Existing home sales jumped for the first time in three months in April, rising 3.4% to a seasonally adjusted rate of 4.62 million units, and are homes for sale 10% higher than a year ago, according to the National Association of Realtors. Home prices also showed some improvement.

However, homes listed on the market for sale also took a jump, climbing 9.5% in preparation for the busy summer home buying season. The inventory of homes rose to 2.54 million units, enough to take 6.6 months to sell off at the current rate of sales. Six months inventory is usually considered healthy for the housing market, but an increasing share of homes in default of their mortgages plague the market.

The delinquency rate hit 7.12% in April, an increase of 0.4% from the prior month, according to Lender Processing Services. An estimated 3.52 million homes were in default at the end of April 30 days or more. About 1.6 million are 90 days or more in default and the most likely to experience a foreclosure or go through a bank assisted short sale.
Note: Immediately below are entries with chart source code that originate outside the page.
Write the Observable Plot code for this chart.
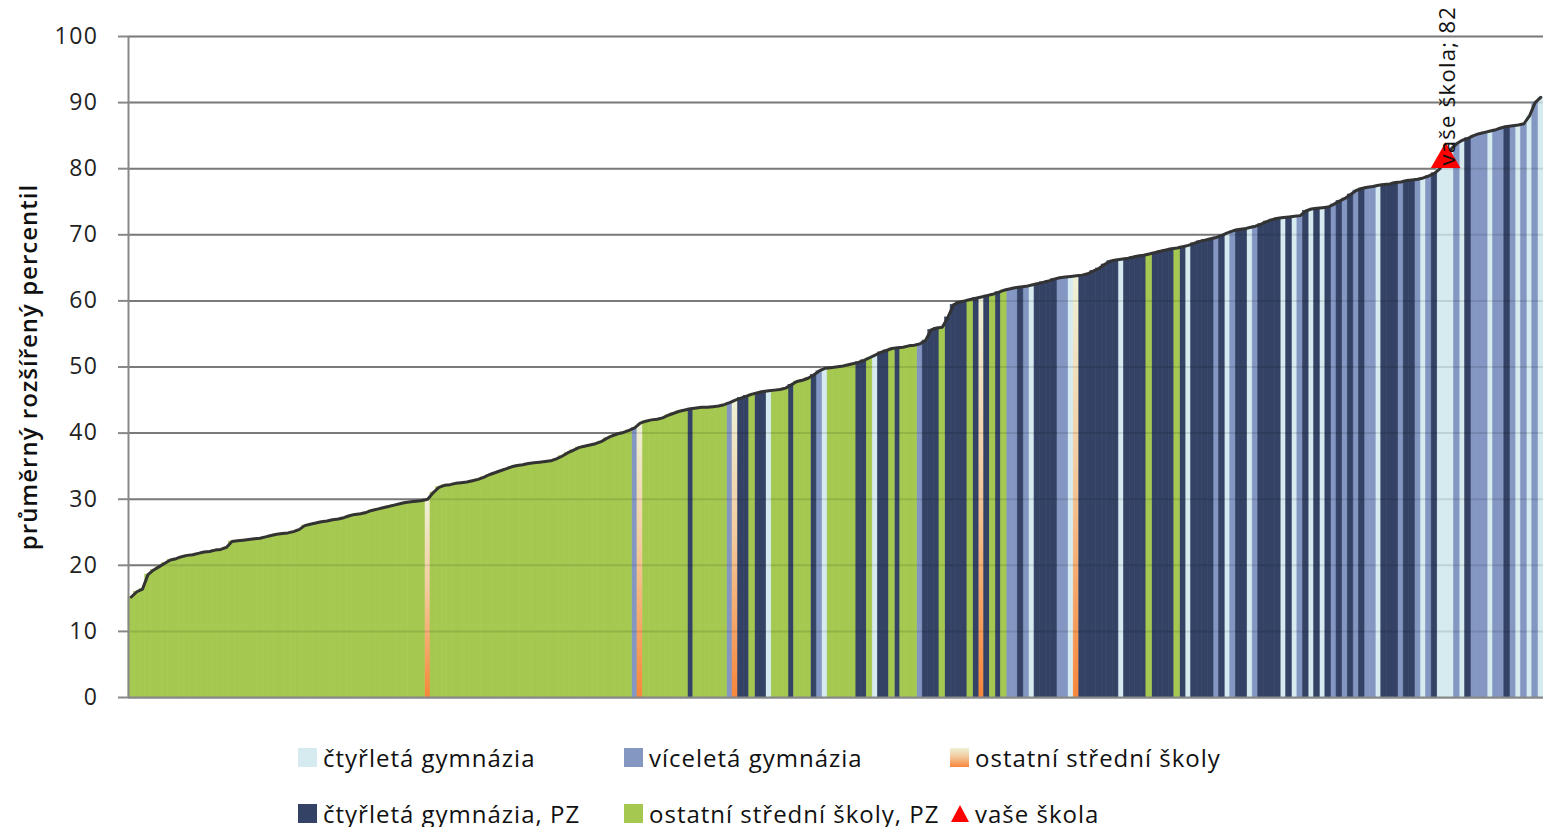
<!DOCTYPE html>
<html>
<head>
<meta charset="utf-8">
<script src="https://cdn.jsdelivr.net/npm/d3@7"></script>
<script src="https://cdn.jsdelivr.net/npm/@observablehq/plot@0.6"></script>
<style>
  body { margin: 0; background: #fff; }
  #chart svg { display: block; }
  #legend { position: relative; width: 1543px; height: 107px; font-family: "Open Sans", sans-serif; font-size: 24px; letter-spacing: 1px; color: #111; }
  .item { position: absolute; display: flex; align-items: center; white-space: nowrap; height: 24px; }
  .sw { width: 19px; height: 19px; margin-right: 6px; flex: none; }
  .tri { width: 0; height: 0; border-left: 9px solid transparent; border-right: 9px solid transparent; border-bottom: 17px solid #ff0000; margin-right: 6px; }
</style>
</head>
<body>
<div id="chart"></div>
<div id="legend"></div>
<script>
// ---- data ----
const values = [
  15.2,16.0,16.4,18.6,19.3,19.8,20.3,20.8,21.0,21.3,
  21.5,21.6,21.8,22.0,22.1,22.3,22.4,22.7,23.6,23.7,
  23.8,23.9,24.0,24.1,24.3,24.5,24.7,24.8,24.9,25.1,
  25.4,26.0,26.2,26.4,26.6,26.7,26.9,27.0,27.2,27.5,
  27.7,27.8,28.0,28.3,28.5,28.7,28.9,29.1,29.3,29.5,
  29.6,29.7,29.8,30.0,31.0,31.8,32.1,32.2,32.4,32.5,
  32.6,32.8,33.0,33.3,33.7,34.0,34.3,34.6,34.9,35.1,
  35.2,35.4,35.5,35.6,35.7,35.8,36.1,36.5,37.0,37.4,
  37.8,38.0,38.2,38.4,38.7,39.2,39.6,39.9,40.1,40.4,
  40.8,41.5,41.8,42.0,42.1,42.3,42.7,43.0,43.3,43.5,
  43.7,43.8,43.9,43.9,44.0,44.1,44.3,44.6,45.0,45.3,
  45.6,45.9,46.1,46.3,46.4,46.5,46.6,46.8,47.3,47.8,
  48.0,48.3,48.8,49.4,49.8,49.9,50.0,50.1,50.3,50.5,
  50.7,51.0,51.4,51.8,52.2,52.5,52.8,52.9,53.0,53.2,
  53.3,53.5,54.0,55.6,55.9,56.0,57.5,59.4,59.8,60.0,
  60.2,60.4,60.6,60.8,61.0,61.3,61.6,61.8,62.0,62.1,
  62.2,62.4,62.6,62.8,63.0,63.3,63.5,63.6,63.7,63.8,
  63.9,64.1,64.5,64.9,65.5,66.0,66.2,66.3,66.4,66.6,
  66.8,66.9,67.1,67.3,67.5,67.7,67.9,68.0,68.2,68.4,
  68.7,69.0,69.2,69.4,69.6,69.9,70.3,70.6,70.8,70.9,
  71.1,71.3,71.6,72.0,72.3,72.5,72.6,72.7,72.8,72.9,
  73.6,73.9,74.0,74.1,74.2,74.6,75.1,75.5,76.1,76.7,
  77.0,77.2,77.3,77.5,77.6,77.7,77.9,78.0,78.2,78.3,
  78.4,78.6,78.9,79.3,80.0,82.0,83.0,83.8,84.3,84.6,
  85.0,85.3,85.5,85.7,85.9,86.2,86.4,86.5,86.6,86.8,
  88.0,90.0,90.8
];

// A = čtyřletá gymnázia, B = víceletá gymnázia, C = ostatní střední školy,
// D = čtyřletá gymnázia, PZ, E = ostatní střední školy, PZ
const types = [
  "E","E","E","E","E","E","E","E","E","E",
  "E","E","E","E","E","E","E","E","E","E",
  "E","E","E","E","E","E","E","E","E","E",
  "E","E","E","E","E","E","E","E","E","E",
  "E","E","E","E","E","E","E","E","E","E",
  "E","E","E","C","E","E","E","E","E","E",
  "E","E","E","E","E","E","E","E","E","E",
  "E","E","E","E","E","E","E","E","E","E",
  "E","E","E","E","E","E","E","E","E","E",
  "B","C","E","E","E","E","E","E","E","E",
  "D","E","E","E","E","E","E","B","C","D",
  "D","E","D","D","A","E","E","E","D","E",
  "E","E","D","B","A","E","E","E","E","E",
  "D","D","E","A","D","D","E","D","E","E",
  "E","B","D","D","D","E","D","D","D","D",
  "E","D","C","D","E","D","E","B","B","D",
  "B","A","D","D","D","D","B","B","A","C",
  "D","D","D","D","D","D","D","A","D","D",
  "D","D","E","D","D","D","D","E","D","A",
  "D","D","D","D","B","D","A","B","D","D",
  "A","B","D","D","D","D","A","D","A","B",
  "D","A","D","A","D","B","D","B","D","B",
  "D","B","B","A","D","D","D","B","D","D",
  "B","A","B","D","A","A","A","B","A","D",
  "B","B","B","A","B","B","D","B","A","B",
  "A","B","A"
];

const categoryCodes = ["A", "B", "C", "D", "E"];
const categoryNames = ["čtyřletá gymnázia", "víceletá gymnázia", "ostatní střední školy", "čtyřletá gymnázia, PZ", "ostatní střední školy, PZ"];
const categoryColors = ["#d5ebf0", "#8497c3", "url(#gradC)", "#344265", "#a5c850"];
const schoolIndex = 235;
const schoolLabel = "vaše škola; 82";
const schoolLegend = "vaše škola";
const yTicks = [0, 10, 20, 30, 40, 50, 60, 70, 80, 90, 100];
const yTitle = "průměrný rozšířený percentil";

// ---- chart ----
const N = values.length;
const rows = values.map((v, i) => ({i, v, t: types[i]}));

const defs = () => {
  const d = d3.create("svg:defs");
  const g = d.append("linearGradient").attr("id", "gradC").attr("x1", 0).attr("y1", 0).attr("x2", 0).attr("y2", 1);
  g.append("stop").attr("offset", "0%").attr("stop-color", "#eef1d6");
  g.append("stop").attr("offset", "45%").attr("stop-color", "#f3cb9e");
  g.append("stop").attr("offset", "100%").attr("stop-color", "#f7863a");
  return d.node();
};

const barMarks = categoryCodes.map((c, k) =>
  Plot.rectY(rows.filter(r => r.t === c), {
    x1: r => r.i, x2: r => r.i + 1, y1: 0, y2: r => r.v,
    fill: categoryColors[k], stroke: categoryColors[k], strokeWidth: 0.6
  })
);

const chart = Plot.plot({
  width: 1543,
  height: 720,
  marginLeft: 128,
  marginRight: 0,
  marginTop: 36,
  marginBottom: 23,
  style: {fontFamily: "'Open Sans', sans-serif", fontSize: "23px", overflow: "visible", background: "#fff"},
  x: {domain: [0, N], axis: null},
  y: {domain: [0, 100], axis: null},
  marks: [
    defs,
    Plot.ruleY(yTicks, {stroke: "#888", strokeWidth: 2}),
    ...barMarks,
    Plot.ruleY(yTicks.slice(1), {stroke: "#000", strokeOpacity: 0.1, strokeWidth: 2}),
    Plot.ruleY([0], {stroke: "#888", strokeWidth: 2}),
    Plot.ruleX([0], {stroke: "#888", strokeWidth: 2}),
    Plot.axisY({ticks: yTicks, tickSize: 10, tickPadding: 20, stroke: "#888", strokeWidth: 2, fill: "#222", fontSize: 23, label: null}),
    Plot.text([yTitle], {frameAnchor: "left", rotate: -90, textAnchor: "middle", dx: -99, fontSize: 24, fontWeight: 600, fill: "#111", text: d => d}),
    Plot.lineY(rows, {x: r => r.i + 0.5, y: r => r.v, stroke: "#333", strokeWidth: 3}),
    Plot.dot([rows[schoolIndex]], {x: r => r.i + 0.5, y: r => r.v, symbol: "triangle", r: 11, fill: "#ff0000", dy: 4}),
    Plot.text([rows[schoolIndex]], {x: r => r.i + 0.5, y: r => r.v, text: () => schoolLabel, rotate: -90, textAnchor: "start", lineAnchor: "middle", dx: 2, dy: 10, fontSize: 22, fill: "#111"})
  ]
});
document.getElementById("chart").appendChild(chart);

// letter spacing tweaks to match the stretched lettering of the original
d3.select(chart).selectAll("text").each(function () {
  const t = this.textContent;
  if (t === yTitle) d3.select(this).style("letter-spacing", "1px");
  else if (t === schoolLabel) d3.select(this).style("letter-spacing", "1.3px");
  else if (yTicks.map(String).includes(t)) d3.select(this).style("letter-spacing", "1.5px");
});

// ---- legend ----
const legend = d3.select("#legend");
const legendSlots = [
  {k: 0, left: 298, top: 25}, {k: 1, left: 624, top: 25}, {k: 2, left: 950, top: 25},
  {k: 3, left: 298, top: 81}, {k: 4, left: 624, top: 81}
];
legendSlots.forEach(s => {
  const it = legend.append("div").attr("class", "item").style("left", s.left + "px").style("top", s.top + "px");
  const sw = it.append("div").attr("class", "sw");
  if (categoryCodes[s.k] === "C") sw.style("background", "linear-gradient(#eef1d6, #f3cb9e 45%, #f7863a)");
  else sw.style("background", categoryColors[s.k]);
  it.append("span").text(categoryNames[s.k]);
});
const sch = legend.append("div").attr("class", "item").style("left", "951px").style("top", "81px");
sch.append("div").attr("class", "tri");
sch.append("span").text(schoolLegend);
</script>
</body>
</html>
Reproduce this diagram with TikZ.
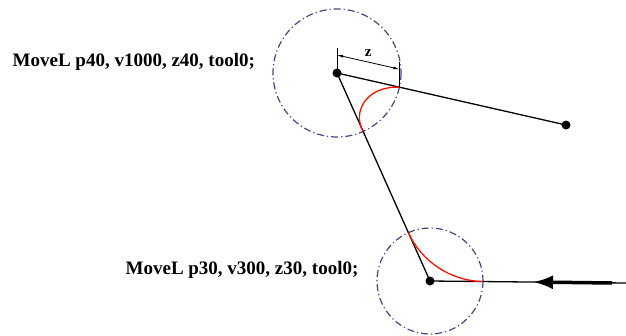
\documentclass[tikz,border=0pt]{standalone}
\usepackage{fontspec}
\setmainfont{Liberation Serif}
\usetikzlibrary{arrows.meta, calc}

\begin{document}
\begin{tikzpicture}[x=1pt, y=-1pt, line width=1.3pt,
    cmd/.style={font=\fontsize{19}{20}\selectfont\bfseries, inner sep=0pt},
    zone/.style={line width=1.2pt, draw={rgb,255:red,70;green,70;blue,130}, dash pattern=on 7pt off 3pt on 1.2pt off 3pt},
    path/.style={red!85!orange, line width=1.3pt},
    pt/.style={fill=black, circle, inner sep=0pt, minimum size=9pt}]
    \useasboundingbox (0,0) rectangle (626,335);
    \coordinate (p40) at (337,73);
    \coordinate (p30) at (430,281);
    \coordinate (pend) at (566,125);
    \coordinate (pout) at (626,283);
    \node[cmd, anchor=base west] (cmd40) at (12,66) {MoveL p40, v1000, z40, tool0;};
    \node[cmd, anchor=base east] (cmd30) at (359,274) {MoveL p30, v300, z30, tool0;};
    % zones
    \draw[zone] (p40) circle[radius=64];
    \draw[zone] (p30) circle[radius=53];
    % programmed path
    \draw (p30) -- (p40) -- (pend);
    \draw (p30) -- (pout);
    % corner paths
    \coordinate (a40) at ($(p40)!64pt!(p30)$);
    \coordinate (b40) at ($(p40)!64pt!(pend)$);
    \coordinate (a30) at ($(p30)!53pt!(p40)$);
    \coordinate (b30) at ($(p30)!53pt!(pout)$);
    \draw[path] (a40) .. controls ($(p40)+(15,39)$) and ($(p40)+(29,13)$) .. (b40);
    \draw[path] (a30) .. controls ($(a30)!0.6!(p30)$) and ($(b30)!0.6!(p30)$) .. (b30);
    % zone size
    \coordinate (z1) at ($(p40)+(0,-18)$);
    \coordinate (z2) at ($(b40)+(0,-18)$);
    \draw[line width=0.8pt] (p40) -- ($(p40)+(0,-25)$);
    \draw[line width=0.8pt] (b40) -- ($(b40)+(0,-25)$);
    \draw[line width=0.8pt, {Latex[length=6pt,width=3pt]}-{Latex[length=6pt,width=3pt]}] (z1) -- node[above=2pt, font=\fontsize{15}{15}\selectfont\bfseries] (zlab) {z} (z2);
    % direction of motion
    \coordinate (arrs) at (612,283);
    \coordinate (arre) at (533,282);
    \draw[line width=3.5pt, -{Latex[length=20pt,width=14pt]}] (arrs) -- (arre);
    \node[pt] (d40) at (p40) {};
    \node[pt] (d30) at (p30) {};
    \node[pt] (dend) at (pend) {};
\end{tikzpicture}
\end{document}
A combination of lower home prices and record low mortgage rates drove the jump in sales, enough for NAR chief economist Lawrence Yun to claim a housing recovery is underway. “It is no longer just the investors who are taking advantage of high affordability conditions,” said Yun. “A return of normal home buying for occupancy is helping home sales across all price points, and now the recovery appears to be extending to home prices.”

The national median existing-home price jumped 10.1% to $177,400 in April from a year ago, the NAR said. “This is the first time we’ve had back-to-back price increases from a year earlier since June and July of 2010 when the gains were less than one percent,” Yun said. “For the year we’re looking for a modest overall price gain of 1.0 to 2.0%, with stronger improvement in 2013.”

However, a lack of inventory also produced multiple offers in some areas of the nation as discount priced distressed sales shrank, accounting for only 28% of April sales, down from 29% in March and 37% a year ago.

Foreclosures sold by NAR members closed for an average discount of 21% below market values in April, while short sales were discounted a lesser 14%. A large supply of foreclosed property is expected to hit the market later this year, but much of the inventory may be sold-off by bankers as short sales instead as lenders increase the share of sales they are accepting with less than what is owed on a mortgage instead of foreclosing.

Record low mortgage rates are also helping the housing market. Freddie Mac said the national average commitment rate for a 30-year, conventional fixed rate mortgages declined to 3.91% in April from 3.95% during March. The average rate on the same loan hit 3.83% last week, the lowest in the history of the giant mortgage lender.